The 2017 Ventureburn Tech Startup Survey found that successful startup founders are still most likely to be white males from the Western Cape and that while the number of black startups in the country is up, they are struggling with 61% of black startups yet to generate an income because they are either still working on their concept or are still in the seed stage – compared to 30% of white startups.
In 2017 the I’M IN accelerator launched to help change the fortunes of black-owned tech startups.
“The I’M IN accelerator seeks to transform South Africa’s ICT sector by funding a pipeline of black-owned, high-growth potential startups,” says Bernard Moshabane, the accelerator’s growth hacking specialist and founder of PR & Digital Marketing Agency, The DefintivEdge.
I’M IN’s inaugural cohort launched in September 2017 with 10 startups. Earlier this year they announced that they intend to launch an all-women cohort of the programme.
A career in tech has only in the last 10 – 15 years become exciting to pursue
Moshabane says the good news is the tech sector is attracting more attention. “The lucrative opportunities in the tech sector coupled with the attractive work environment i.e. flexible hours/remote work is a big drawcard for young black students looking to decide what career path to pursue,” says Moshabane.
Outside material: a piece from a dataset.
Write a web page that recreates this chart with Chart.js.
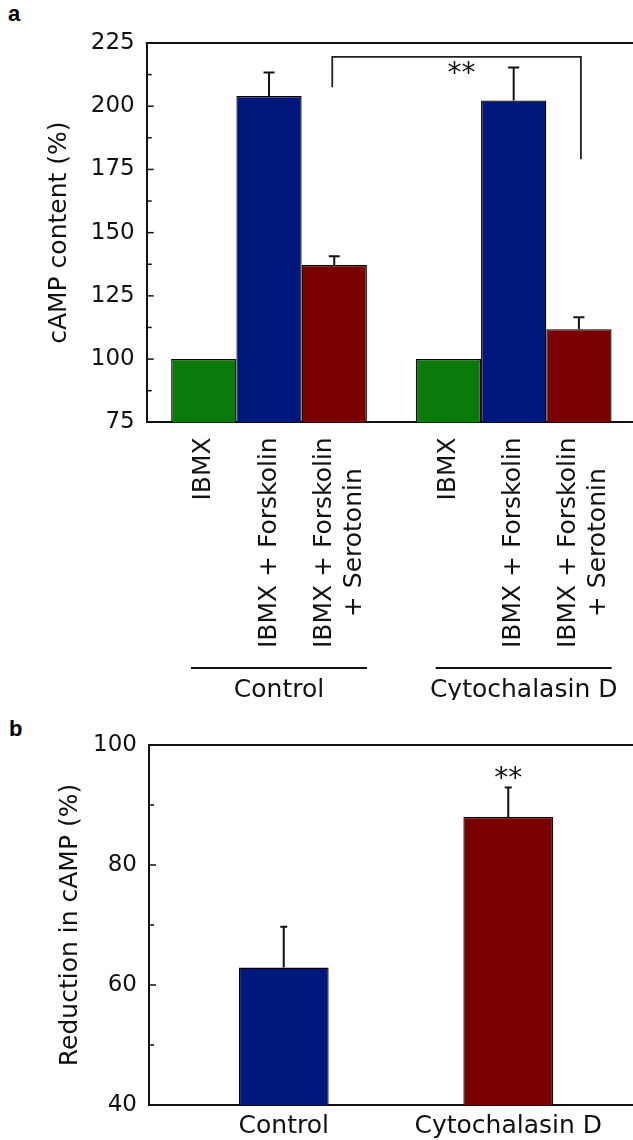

Despite this, much still has to be done to develop both the necessary tech skills needed and attract existing black tech talent into entrepreneurship.
One of the factors holding black entrepreneurs back is many cannot afford to take the leap into entrepreneurship because of the financial burden that it presents, says Moshabane.
“Our local startup ecosystem is in its infancy and funding opportunities for seed stage businesses are scarce, making it difficult for tech practioners to consider leaving their comfortable corporate jobs to risk it all by launching a startup of their own,” says Moshabane.
This is a major hurdle and one that is beginning to be considered more seriously. Standard Bank this year launched a campaign that aims to offer a “soft landing” for entrepreneurs. They are offering to provide young budding entrepreneurs with funding equivalent to as much as one year’s salary in order to encourage them to take the plunge and start their own business without the fear of losing their monthly income.
We speak to Moshabane about tech’s pipeline problem and possible solutions.
The local tech scene has previously been dominated by white, male-owned tech companies for a number of reasons, some of which include: the tech sector was only accessible to the lucky few that could afford to study IT-related courses at a tertiary level.
A career in tech has only in the last 10 – 15 years become exciting to pursue, meaning that only now are we seeing millennials in the tech space blossom, especially the few black aficionados.
Transformation has played a major role in putting a spotlight on the lack of black practitioners in tech and has motivated a number of corporations in telecommunications, ICT and banking to launch a number of initiatives targeted at developing young black talent to introduce into the tech sector.
Enterprise and supplier development has opened up the value chains of large corporations looking to transform their supply chain, specifically for small businesses who offer tech-related products and services.
Black techpreneurs who possess highly sought after development skills are now at the forefront of corporations seeking the latest enterprise solutions and smart innovations to use internally or even acquire and onsell onto their own customers. Multiple technology incubation programs and growth funds have also blossomed in recent years to assist black techpreneurs to build scalable solutions for high growth markets.
A lot of talent is held in the corporate world as a result of the high salaries and perks corporates generally offer to highly skilled tech practitioners, especially black tech practitioners.
Many black tech practitioners who possess 10+ years of work experience have responsibilities that require high paying salaries to maintain e.g. children in private schools, expensive bonds and cars, etc.
More corporates must explore how to use their enterprise and supplier development funding to unlock the seed funding space with lower thresholds for eligibility i.e. startups with great technology, but with little to no traction must qualify for such funding.
All in all, in order for the tech sector to see more startup success stories coming to the forefront (real startups making real revenues), investment into the development of tech skills and early stage tech startups must be a priority.